◆ **Records for this task**
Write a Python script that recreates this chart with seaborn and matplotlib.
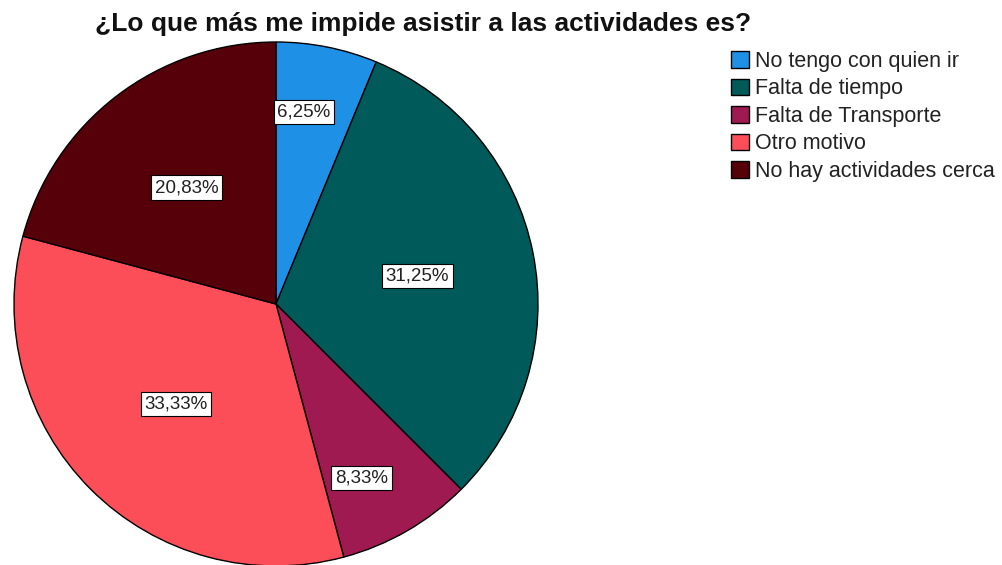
import matplotlib
matplotlib.use("Agg")
import matplotlib.pyplot as plt
import seaborn as sns
import numpy as np

categories = ["No tengo con quien ir", "Falta de tiempo", "Falta de Transporte",
              "Otro motivo", "No hay actividades cerca"]
percentages = [6.25, 31.25, 8.33, 33.33, 20.83]
colors = ["#1E90E6", "#005A5A", "#9E1A50", "#FC4E58", "#560009"]
# label placement inside each wedge: (fraction of wedge angle from its start, fraction of radius)
label_place = [(0.37, 0.74), (0.5, 0.55), (0.63, 0.74), (0.5, 0.54), (0.5, 0.56)]

sns.set_theme(style="white")
plt.rcParams["font.family"] = ["Liberation Sans", "DejaVu Sans"]

fig = plt.figure(figsize=(10.03, 5.65), dpi=100)
ax = fig.add_axes([14 / 1003, -1 / 565, 524 / 1003, 524 / 565])

wedges, _ = ax.pie(percentages, colors=colors, startangle=90, counterclock=False,
                   wedgeprops=dict(edgecolor="black", linewidth=1.0))

for w, pct, (f, r) in zip(wedges, percentages, label_place):
    # wedges go clockwise, so theta2 is the leading (start) edge
    ang = np.deg2rad(w.theta2 - f * (w.theta2 - w.theta1))
    ax.text(r * np.cos(ang), r * np.sin(ang), f"{pct:.2f}%".replace(".", ","),
            ha="center", va="center", fontsize=13.5, color="#222222",
            bbox=dict(boxstyle="square,pad=0.2", facecolor="white",
                      edgecolor="black", linewidth=0.8))

ax.set_xlim(-1, 1)
ax.set_ylim(-1, 1)
ax.set_aspect("equal")
ax.axis("off")

fig.text(423 / 1003, 1 - 24 / 565, "¿Lo que más me impide asistir a las actividades es?",
         ha="center", va="center", fontsize=19, fontweight="bold", color="#111111")

fig.legend(wedges, categories, loc="upper left", bbox_to_anchor=(731 / 1003, 1 - 51 / 565),
           frameon=False, fontsize=15.5, handlelength=0.82, handleheight=0.82,
           handletextpad=0.3, labelspacing=0.3, borderaxespad=0, borderpad=0,
           labelcolor="#222222")

fig.savefig("out.png", dpi=100)
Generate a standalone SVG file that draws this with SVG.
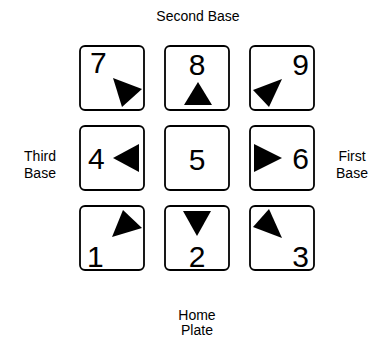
<svg xmlns="http://www.w3.org/2000/svg" width="378" height="337" viewBox="0 0 378 337">
<style>
.box{fill:#fff;stroke:#000;stroke-width:1.8}
.num{font-family:"Liberation Sans",Arial,sans-serif;font-size:30px;fill:#000}
.lbl{font-family:"Liberation Sans",Arial,sans-serif;font-size:14px;fill:#000;text-anchor:middle}
.tri{fill:#000}
</style>
<rect width="378" height="337" fill="#fff"/>
<g id="labels">
<text class="lbl" x="198" y="21">Second Base</text>
<text class="lbl" x="40" y="161">Third</text>
<text class="lbl" x="40" y="178">Base</text>
<text class="lbl" x="352" y="161">First</text>
<text class="lbl" x="352" y="178">Base</text>
<text class="lbl" x="197" y="320">Home</text>
<text class="lbl" x="197" y="335">Plate</text>
</g>
<g id="connectors"></g>
<g id="box7"><rect class="box" x="80" y="46" width="64" height="64" rx="5"/><text class="num" x="90" y="73">7</text><polygon class="tri" points="113,78 142,89 122,107"/></g>
<g id="box8"><rect class="box" x="165" y="46" width="64" height="64" rx="5"/><text class="num" x="197" y="75" text-anchor="middle">8</text><polygon class="tri" points="198,82 184,105 212,105"/></g>
<g id="box9"><rect class="box" x="250" y="46" width="64" height="64" rx="5"/><text class="num" x="309" y="75" text-anchor="end">9</text><polygon class="tri" points="253,90 282,79 269,107"/></g>
<g id="box4"><rect class="box" x="80" y="126" width="64" height="64" rx="5"/><text class="num" x="88" y="169">4</text><polygon class="tri" points="113,158 139,144 139,172"/></g>
<g id="box5"><rect class="box" x="165" y="126" width="64" height="64" rx="5"/><text class="num" x="197" y="170" text-anchor="middle">5</text></g>
<g id="box6"><rect class="box" x="250" y="126" width="64" height="64" rx="5"/><text class="num" x="309" y="169" text-anchor="end">6</text><polygon class="tri" points="254,144 254,172 282,158"/></g>
<g id="box1"><rect class="box" x="80" y="206" width="64" height="64" rx="5"/><text class="num" x="87" y="267">1</text><polygon class="tri" points="112,237 123,210 142,228"/></g>
<g id="box2"><rect class="box" x="165" y="206" width="64" height="64" rx="5"/><text class="num" x="197" y="267" text-anchor="middle">2</text><polygon class="tri" points="197,236 183,211 211,211"/></g>
<g id="box3"><rect class="box" x="250" y="206" width="64" height="64" rx="5"/><text class="num" x="309" y="267" text-anchor="end">3</text><polygon class="tri" points="253,227 282,238 269,209"/></g>
</svg>
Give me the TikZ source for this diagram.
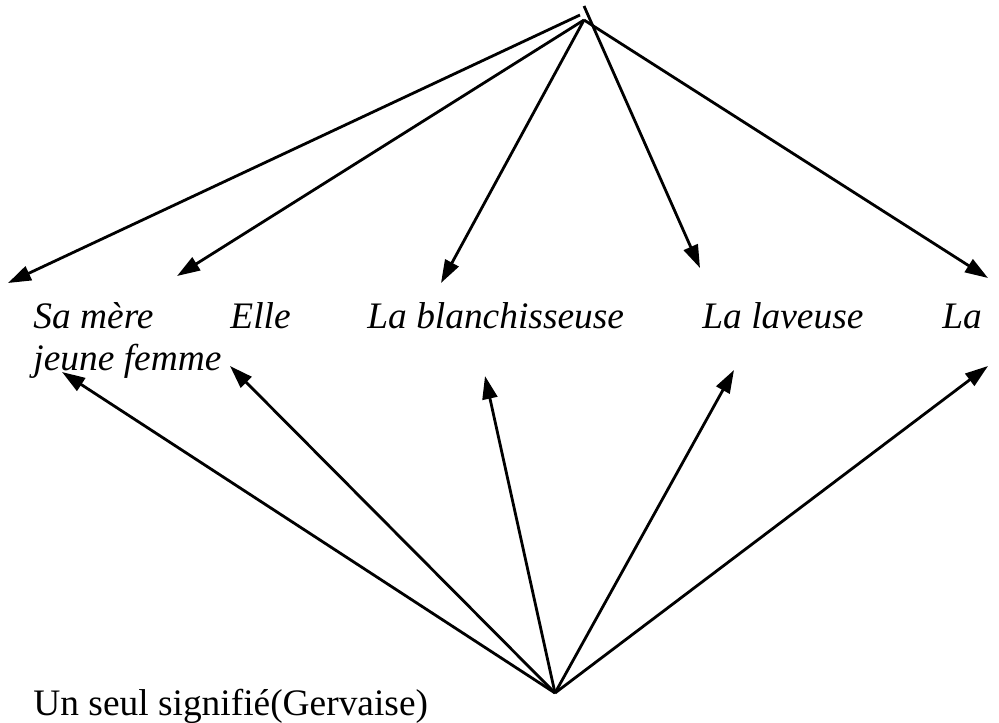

◆ **Written instruction**
Make an exact copy of the data above, pictures excluded.

◆ **Reply to the task**
Write a Python script that recreates this chart with seaborn and matplotlib.
import matplotlib
matplotlib.use("Agg")
import matplotlib.pyplot as plt
import seaborn as sns
import numpy as np

categories = ["No tengo con quien ir", "Falta de tiempo", "Falta de Transporte",
              "Otro motivo", "No hay actividades cerca"]
percentages = [6.25, 31.25, 8.33, 33.33, 20.83]
colors = ["#1E90E6", "#005A5A", "#9E1A50", "#FC4E58", "#560009"]
# label placement inside each wedge: (fraction of wedge angle from its start, fraction of radius)
label_place = [(0.37, 0.74), (0.5, 0.55), (0.63, 0.74), (0.5, 0.54), (0.5, 0.56)]

sns.set_theme(style="white")
plt.rcParams["font.family"] = ["Liberation Sans", "DejaVu Sans"]

fig = plt.figure(figsize=(10.03, 5.65), dpi=100)
ax = fig.add_axes([14 / 1003, -1 / 565, 524 / 1003, 524 / 565])

wedges, _ = ax.pie(percentages, colors=colors, startangle=90, counterclock=False,
                   wedgeprops=dict(edgecolor="black", linewidth=1.0))

for w, pct, (f, r) in zip(wedges, percentages, label_place):
    # wedges go clockwise, so theta2 is the leading (start) edge
    ang = np.deg2rad(w.theta2 - f * (w.theta2 - w.theta1))
    ax.text(r * np.cos(ang), r * np.sin(ang), f"{pct:.2f}%".replace(".", ","),
            ha="center", va="center", fontsize=13.5, color="#222222",
            bbox=dict(boxstyle="square,pad=0.2", facecolor="white",
                      edgecolor="black", linewidth=0.8))

ax.set_xlim(-1, 1)
ax.set_ylim(-1, 1)
ax.set_aspect("equal")
ax.axis("off")

fig.text(423 / 1003, 1 - 24 / 565, "¿Lo que más me impide asistir a las actividades es?",
         ha="center", va="center", fontsize=19, fontweight="bold", color="#111111")

fig.legend(wedges, categories, loc="upper left", bbox_to_anchor=(731 / 1003, 1 - 51 / 565),
           frameon=False, fontsize=15.5, handlelength=0.82, handleheight=0.82,
           handletextpad=0.3, labelspacing=0.3, borderaxespad=0, borderpad=0,
           labelcolor="#222222")

fig.savefig("out.png", dpi=100)
Generate a standalone SVG file that draws this with SVG.
<svg xmlns="http://www.w3.org/2000/svg" width="378" height="337" viewBox="0 0 378 337">
<style>
.box{fill:#fff;stroke:#000;stroke-width:1.8}
.num{font-family:"Liberation Sans",Arial,sans-serif;font-size:30px;fill:#000}
.lbl{font-family:"Liberation Sans",Arial,sans-serif;font-size:14px;fill:#000;text-anchor:middle}
.tri{fill:#000}
</style>
<rect width="378" height="337" fill="#fff"/>
<g id="labels">
<text class="lbl" x="198" y="21">Second Base</text>
<text class="lbl" x="40" y="161">Third</text>
<text class="lbl" x="40" y="178">Base</text>
<text class="lbl" x="352" y="161">First</text>
<text class="lbl" x="352" y="178">Base</text>
<text class="lbl" x="197" y="320">Home</text>
<text class="lbl" x="197" y="335">Plate</text>
</g>
<g id="connectors"></g>
<g id="box7"><rect class="box" x="80" y="46" width="64" height="64" rx="5"/><text class="num" x="90" y="73">7</text><polygon class="tri" points="113,78 142,89 122,107"/></g>
<g id="box8"><rect class="box" x="165" y="46" width="64" height="64" rx="5"/><text class="num" x="197" y="75" text-anchor="middle">8</text><polygon class="tri" points="198,82 184,105 212,105"/></g>
<g id="box9"><rect class="box" x="250" y="46" width="64" height="64" rx="5"/><text class="num" x="309" y="75" text-anchor="end">9</text><polygon class="tri" points="253,90 282,79 269,107"/></g>
<g id="box4"><rect class="box" x="80" y="126" width="64" height="64" rx="5"/><text class="num" x="88" y="169">4</text><polygon class="tri" points="113,158 139,144 139,172"/></g>
<g id="box5"><rect class="box" x="165" y="126" width="64" height="64" rx="5"/><text class="num" x="197" y="170" text-anchor="middle">5</text></g>
<g id="box6"><rect class="box" x="250" y="126" width="64" height="64" rx="5"/><text class="num" x="309" y="169" text-anchor="end">6</text><polygon class="tri" points="254,144 254,172 282,158"/></g>
<g id="box1"><rect class="box" x="80" y="206" width="64" height="64" rx="5"/><text class="num" x="87" y="267">1</text><polygon class="tri" points="112,237 123,210 142,228"/></g>
<g id="box2"><rect class="box" x="165" y="206" width="64" height="64" rx="5"/><text class="num" x="197" y="267" text-anchor="middle">2</text><polygon class="tri" points="197,236 183,211 211,211"/></g>
<g id="box3"><rect class="box" x="250" y="206" width="64" height="64" rx="5"/><text class="num" x="309" y="267" text-anchor="end">3</text><polygon class="tri" points="253,227 282,238 269,209"/></g>
</svg>
Give me the TikZ source for this diagram.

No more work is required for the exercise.